Perkins, Pell and Chevron Deference
There’s a legal time bomb lurking in the Workforce Pell program.
The new regulations around Workforce Pell build on the language around Perkins grants, which have been around for quite a while. But since the Supreme Court dropped the doctrine of Chevron deference, application of existing language is harder. And applying standards developed for degree programs to short-term certificates pretty much requires revisiting those standards. I foresee confusion.
Chevron deference is the rule promulgated by the Supreme Court in the 1980s that required courts to offer considerable deference to administrative interpretations of statutory law. As long as the interpretation was “reasonable,” it had to be allowed to stand.
(That, in itself, rests on a distinction between the legislative branch and the executive branch. Agencies like the EPA are part of the executive branch; they pass regulations based on laws passed by the legislative branch. The idea is that Congress might pass a law mandating, say, safe drinking water, but it would be left to the subject-matter experts at the EPA to determine the acceptable levels of various pollutants to make enforcement possible.)
The original case involved some Reagan-era interpretations of the Clean Air Act that environmental groups considered unduly weak; the court held that as long as the EPA’s interpretations of the law were reasonable, they had to stand. In other words, the court would show deference to those interpretations. (The Chevron name comes from the case in which the issue arose.)
While Chevron deference was never absolute—executive agencies’ interpretations had to be “reasonable”—the idea behind it was that Congress couldn’t be expected to be expert in everything. Better to have the Legislature set broad goals and then let people with expertise in the topic at hand put numbers to it.
As part of the attack on the “administrative state,” the court recently rejected Chevron deference. Now, if Congress didn’t say it, it isn’t law. (Unless it’s an executive order, but that’s another column.) So now it’s not enough for Congress to mandate safe drinking water; it has to set the actual parts per million of various pollutants allowable, along with the fines and enforcement mechanisms that can be brought to bear. The argument for that is that “bureaucrats” aren’t elected, so they shouldn’t be making law. (The same could be said for the Supreme Court, but that’s another column.) The argument against is that the new rule is effectively impossible, which is the obvious motivation behind those attacking the “administrative state.” As any creator knows, perfectionism is fatal.
The federal Perkins program refers to “high-skill, high-wage, or in-demand” programs, but doesn’t define any of those terms. Workforce Pell draws on that same language. Both effectively leave interpretation to the states; as New America’s chart shows, different states interpret that language differently.

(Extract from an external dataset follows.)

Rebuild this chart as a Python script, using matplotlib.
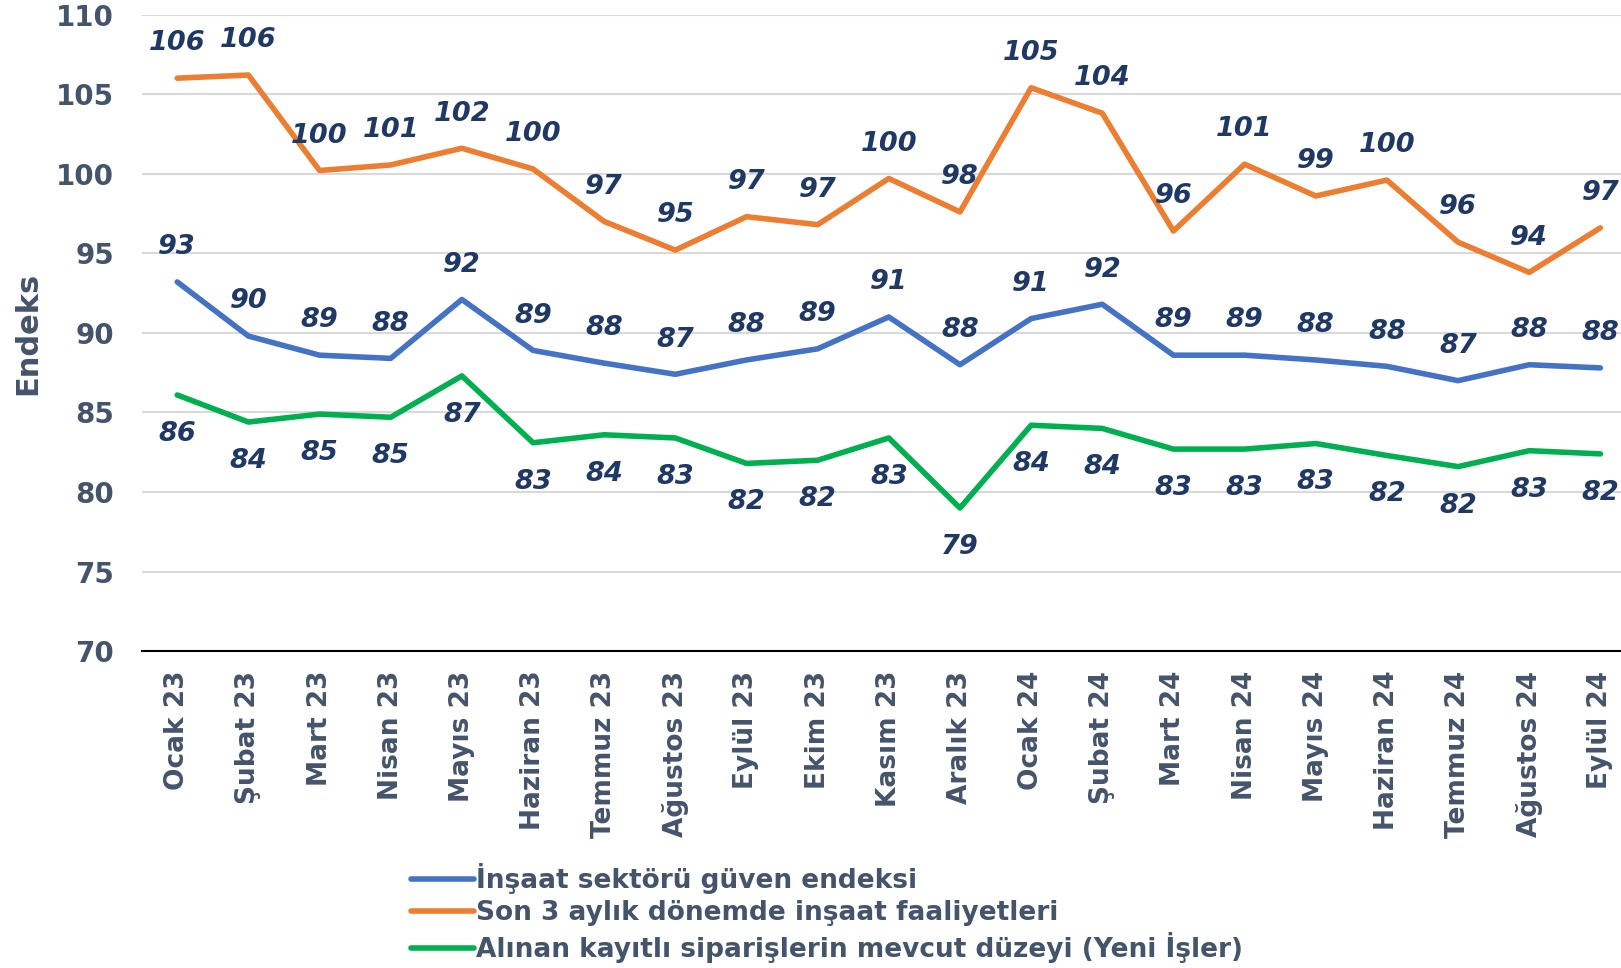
import matplotlib
matplotlib.use('Agg')
import matplotlib.pyplot as plt

# Aylar
months = ['Ocak 23', 'Şubat 23', 'Mart 23', 'Nisan 23', 'Mayıs 23', 'Haziran 23',
          'Temmuz 23', 'Ağustos 23', 'Eylül 23', 'Ekim 23', 'Kasım 23', 'Aralık 23',
          'Ocak 24', 'Şubat 24', 'Mart 24', 'Nisan 24', 'Mayıs 24', 'Haziran 24',
          'Temmuz 24', 'Ağustos 24', 'Eylül 24']

# Seriler
guven = [93.2, 89.8, 88.6, 88.4, 92.1, 88.9, 88.1, 87.4, 88.3, 89.0, 91.0,
         88.0, 90.9, 91.8, 88.6, 88.6, 88.3, 87.9, 87.0, 88.0, 87.8]
faaliyet = [106.0, 106.2, 100.2, 100.55, 101.6, 100.3, 97.0, 95.2, 97.3, 96.8, 99.7,
            97.6, 105.4, 103.8, 96.4, 100.6, 98.6, 99.6, 95.7, 93.8, 96.6]
siparis = [86.1, 84.4, 84.9, 84.7, 87.3, 83.1, 83.6, 83.4, 81.8, 82.0, 83.4,
           79.0, 84.2, 84.0, 82.7, 82.7, 83.05, 82.3, 81.6, 82.6, 82.4]

series_names = ['İnşaat sektörü güven endeksi',
                'Son 3 aylık dönemde inşaat faaliyetleri',
                'Alınan kayıtlı siparişlerin mevcut düzeyi (Yeni İşler)']

tick_color = '#44546A'
label_color = '#1F3864'

fig = plt.figure(figsize=(16.21, 9.68), dpi=100)
ax = fig.add_axes([0.0874, 0.3272, 0.9126, 0.6578])

x = list(range(len(months)))
l1, = ax.plot(x, guven, color='#4472C4', linewidth=4, solid_capstyle='round', zorder=3)
l2, = ax.plot(x, faaliyet, color='#ED7D31', linewidth=4, solid_capstyle='round', zorder=3)
l3, = ax.plot(x, siparis, color='#00B050', linewidth=4, solid_capstyle='round', zorder=3)

# Veri etiketleri
for vals, off in [(guven, 25), (faaliyet, 25), (siparis, -28)]:
    for xi, v in zip(x, vals):
        ax.annotate(f'{v:.0f}', (xi, v), xytext=(0, off), textcoords='offset points',
                    ha='center', va='center', fontsize=19.5, fontweight='bold',
                    fontstyle='italic', color=label_color, zorder=4)

ax.set_ylim(70, 110)
ax.set_yticks(range(70, 111, 5))
ax.set_xlim(-0.5, 20.29)
ax.set_xticks(x)
ax.set_xticklabels(months, rotation=90, fontsize=19, fontweight='bold', color=tick_color)
for t in ax.get_yticklabels():
    t.set_fontsize(20)
    t.set_fontweight('bold')
    t.set_color(tick_color)
ax.tick_params(axis='x', length=0, pad=14)
ax.tick_params(axis='y', length=0, pad=20)

ax.grid(axis='y', color='#D9D9D9', linewidth=1.5)
ax.set_axisbelow(True)
for s in ['top', 'right', 'left']:
    ax.spines[s].set_visible(False)
ax.spines['bottom'].set_color('#000000')
ax.spines['bottom'].set_linewidth(1.5)

ax.set_ylabel('Endeks', fontsize=22, fontweight='bold', color=tick_color, labelpad=10)

leg = fig.legend([l1, l2, l3], series_names, loc='upper left',
                 bbox_to_anchor=(0.247, 0.119), frameon=False,
                 handlelength=2.4, handletextpad=0.05, labelspacing=0.22,
                 borderaxespad=0, prop={'size': 19, 'weight': 'bold'})
for t in leg.get_texts():
    t.set_color(tick_color)

fig.savefig('out.png', dpi=100)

Why deference to federal executive agencies is forbidden, but deference to state administrative agencies is fine, is a bit of a logic puzzle. It doesn’t take psychic powers to foresee legal challenges on the horizon.
When I worked with the New Jersey Council of County Colleges, one part of my job was coordinating the Perkins funding for all 18 community colleges in the state. The standard we used—which I inherited—was that to be eligible for Perkins funding, a program had to hit two out of the three federal criteria. We defined high skill as requiring a postsecondary credential, which ruled out courses in, say, acting. (Acting is a skill, but it doesn’t require a degree.)
High wage was based on labor market data and high demand was based on projected openings in a given field. Nursing hit all three, so that was an easy one. Early childhood education was high skill and high demand, but not high wage. It hit two out of three, so it was eligible. Journalism was high skill, but, tragically, it was neither high demand nor high wage. One out of three wouldn’t cut it.
Data used for demand and wages was necessarily imperfect. In the context of New Jersey, for instance, many of the higher-paying jobs that students took crossed state lines into either New York City or Philadelphia. But the data set didn’t cross state lines, so those students fell off the chart. And occupations that exist largely on tips, such as cosmetology, are subject to drastic underreporting. But at least in principle, it’s possible to set empirical criteria that are mostly right.
As far as I know, the “two out of three” standard doesn’t appear in the federal statute. It was a reasonable interpretation promulgated at the state level for the purpose of making good decisions. One could argue that it was actually a more exacting standard than the federal one, since the federal language used “or” in a list, which typically means any one item in the list would suffice. But if challenged, I’d be hard-pressed to explain why state agencies should receive judicial deference that federal agencies do not.
Workforce Pell tries to apply those same standards to short-term programs. With new money at stake, we’ll need some clarity on what the rules are, which means we need some clarity on who gets to say what the rules are. In the absence of such clarity, I could imagine someone with an ideological opposition to public spending in general launching a legal challenge, citing the overthrow of Chevron as precedent. It wouldn’t take much.
To my mind, the obviously correct resolution would be for the Supreme Court to restore Chevron deference and be done with it. But I don’t see that happening any time soon. If it doesn’t, some of the ground rules on which higher ed has relied for decades will be newly vulnerable to legal challenges, with students caught in limbo. We could wind up with a well-meaning new program becoming the unintended stalking horse for something much, much worse.